The seven deadly sins have been a source of inspiration for many writers over the centuries. This fabulous interpretation from poet/performer Imogen Stirling gives them a powerful contemporary relevance. Conceived during lockdown, it’s an assured piece of gig theatre, which takes those seven infamous traits and reimagines them as everyday people, living in a contemporary city beset by a near-apocalyptic rainstorm. We’re in Glasgow and the Clyde is threatening to burst its banks.

It’s here that our protagonist, Sloth, finally stirs herself from the bed she’s been lying in for far too long and ventures out onto the rain-lashed streets to attend a party hosted by her friend, Gluttony. Stirling’s playful and incisive words evoke a whole series of familiar tropes – the social-media obsessed millennial, the guilt-afflicted porn addict, the business-centred entrepreneur intent on looking good at all times. But these are more than just stock characters: Stirling’s astute words skewer them, imbuing each of them with a cinematic clarity, bringing them to life as she reveals their flaws and strengths.

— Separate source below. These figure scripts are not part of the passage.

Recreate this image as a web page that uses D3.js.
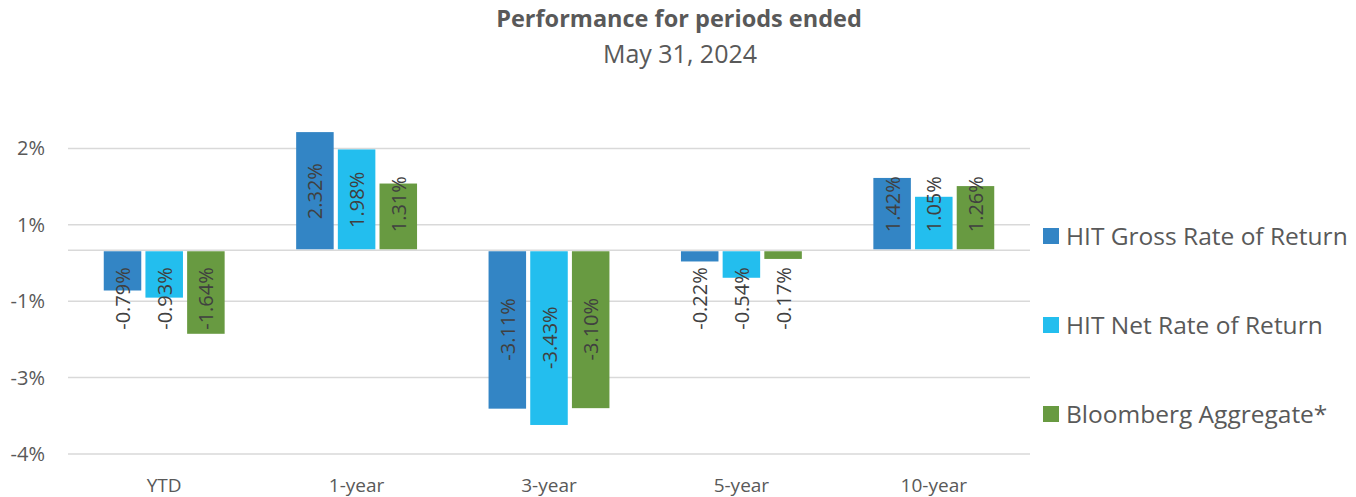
<!DOCTYPE html>
<html>
<head>
<meta charset="utf-8">
<script src="https://cdn.jsdelivr.net/npm/d3@7"></script>
<style>
  body { margin: 0; background: #fff; }
  svg text { font-family: "Open Sans", Lato, sans-serif; }
</style>
</head>
<body>
<div id="chart"></div>
<script>
// values
const categories = ["YTD", "1-year", "3-year", "5-year", "10-year"];
const seriesNames = ["HIT Gross Rate of Return", "HIT Net Rate of Return", "Bloomberg Aggregate*"];
const grossReturn = [-0.79, 2.32, -3.11, -0.22, 1.42];
const netReturn = [-0.93, 1.98, -3.43, -0.54, 1.05];
const bloombergAgg = [-1.64, 1.31, -3.10, -0.17, 1.26];
const tickValues = [2, 0.5, -1, -2.5, -4];
const tickLabels = ["2%", "1%", "-1%", "-3%", "-4%"];
const colors = ["#3385C5", "#23BEEE", "#689A41"];

const width = 1356, height = 497;
const plot = { left: 68, right: 1030, top: 72, bottom: 454 };

const svg = d3.select("#chart")
    .append("svg")
    .attr("width", width)
    .attr("height", height);

const seriesValues = [grossReturn, netReturn, bloombergAgg];
const data = categories.map((c, i) => ({
    cat: c,
    vals: seriesNames.map((s, j) => ({ series: s, idx: j, value: seriesValues[j][i] }))
}));

const x0 = d3.scaleBand()
    .domain(categories)
    .range([plot.left, plot.right])
    .paddingInner(0.35)
    .paddingOuter(0.175);

const x1 = d3.scaleBand()
    .domain(seriesNames)
    .range([0, x0.bandwidth()])
    .paddingInner(0.1)
    .paddingOuter(0.05);

const y = d3.scaleLinear()
    .domain([-4, 3.5])
    .range([plot.bottom, plot.top]);

// title
svg.append("text")
    .attr("x", 679).attr("y", 27)
    .attr("text-anchor", "middle")
    .attr("font-size", "23.5px")
    .attr("font-weight", "bold")
    .attr("fill", "#595959")
    .text("Performance for periods ended");

svg.append("text")
    .attr("x", 680).attr("y", 63)
    .attr("text-anchor", "middle")
    .attr("font-size", "25px")
    .attr("fill", "#595959")
    .text("May 31, 2024");

// gridlines + y labels
svg.selectAll(".grid")
    .data(tickValues)
    .enter().append("line")
    .attr("class", "grid")
    .attr("x1", plot.left).attr("x2", plot.right)
    .attr("y1", d => y(d)).attr("y2", d => y(d))
    .attr("stroke", "#D9D9D9")
    .attr("stroke-width", 1.5);

svg.selectAll(".ytick")
    .data(tickValues)
    .enter().append("text")
    .attr("class", "ytick")
    .attr("x", 45)
    .attr("y", d => y(d))
    .attr("dy", "0.35em")
    .attr("text-anchor", "end")
    .attr("font-size", "20px")
    .attr("fill", "#595959")
    .text((d, i) => tickLabels[i]);

// category axis line at zero
svg.append("line")
    .attr("x1", plot.left).attr("x2", plot.right)
    .attr("y1", y(0)).attr("y2", y(0))
    .attr("stroke", "#D9D9D9")
    .attr("stroke-width", 1.5);

svg.selectAll(".xlabel")
    .data(categories)
    .enter().append("text")
    .attr("class", "xlabel")
    .attr("x", d => x0(d) + x0.bandwidth() / 2)
    .attr("y", 492)
    .attr("text-anchor", "middle")
    .attr("font-size", "19px")
    .attr("fill", "#595959")
    .text(d => d);

// bars
const groups = svg.selectAll(".group")
    .data(data)
    .enter().append("g")
    .attr("class", "group")
    .attr("transform", d => `translate(${x0(d.cat)},0)`);

groups.selectAll("rect")
    .data(d => d.vals)
    .enter().append("rect")
    .attr("x", d => x1(d.series))
    .attr("width", x1.bandwidth())
    .attr("y", d => d.value >= 0 ? y(d.value) : y(0) + 1)
    .attr("height", d => Math.abs(y(d.value) - y(0)) - 1)
    .attr("fill", d => colors[d.idx]);

// rotated value labels, centred on bar but kept off the zero line
const zero = y(0);
groups.selectAll(".vlabel")
    .data(d => d.vals)
    .enter().append("text")
    .attr("class", "vlabel")
    .attr("text-anchor", "middle")
    .attr("dominant-baseline", "central")
    .attr("font-size", "20px")
    .attr("fill", "#404040")
    .text(d => d.value.toFixed(2) + "%")
    .each(function(d) {
        const L = this.getComputedTextLength();
        const mid = (y(d.value) + zero) / 2;
        const cy = d.value >= 0 ? Math.min(mid, zero - 18 - L / 2) : Math.max(mid, zero + 17 + L / 2);
        const cx = x1(d.series) + x1.bandwidth() / 2;
        d3.select(this).attr("transform", `translate(${cx},${cy}) rotate(-90)`);
    });

// legend
const legend = svg.selectAll(".legend")
    .data(seriesNames)
    .enter().append("g")
    .attr("class", "legend")
    .attr("transform", (d, i) => `translate(1043,${236 + i * 89})`);

legend.append("rect")
    .attr("x", 0).attr("y", -8)
    .attr("width", 16).attr("height", 16)
    .attr("fill", (d, i) => colors[i]);

legend.append("text")
    .attr("x", 23)
    .attr("dy", "0.35em")
    .attr("font-size", "24.5px")
    .attr("fill", "#595959")
    .text(d => d);
</script>
</body>
</html>
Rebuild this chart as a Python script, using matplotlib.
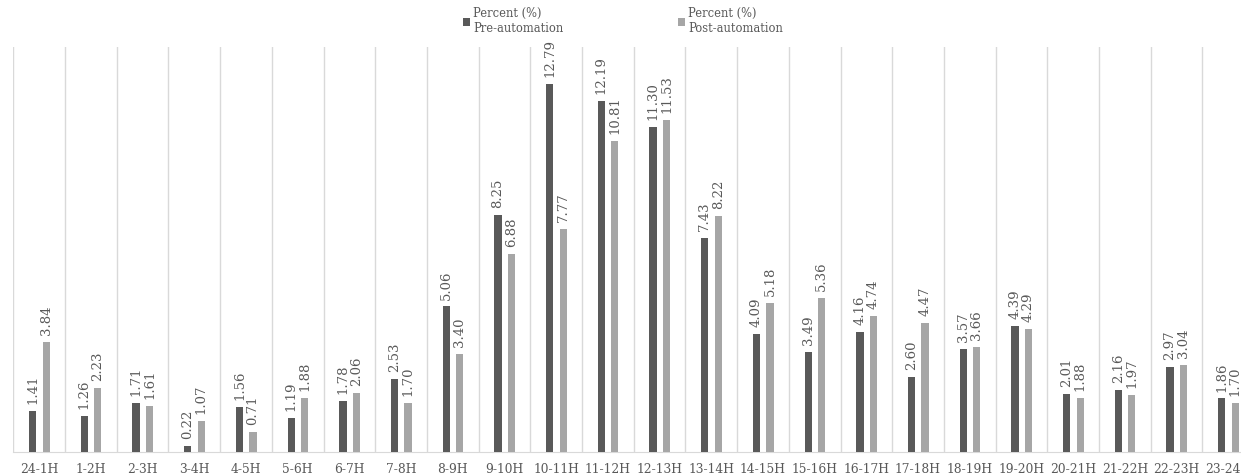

This is by no means a solo endeavour. Stirling’s verbal observations are accompanied by musician Sonia Killmann’s ominous soundscapes. She sits front of stage, conjuring pulsing, vibrant music and occasionally lending her vocals to Stirling as they sing together in lilting harmony. Behind the performers, Ellie Thompson’s enthralling video and projection designs offer atmospheric images of the city at night and tantalising glimpses of out-of-focus characters reacting to Stirling’s monologue. Matthew Lenton directs the whole endeavour with great skill, helming the piece to its powerful and frenetic conclusion.

As the last chords fade, I find myself applauding enthusiastically with the rest of the packed audience and wishing there could be some kind of encore – but how would you follow this?

Love the Sinner is a mesmerising piece of theatre. Catch it if you can.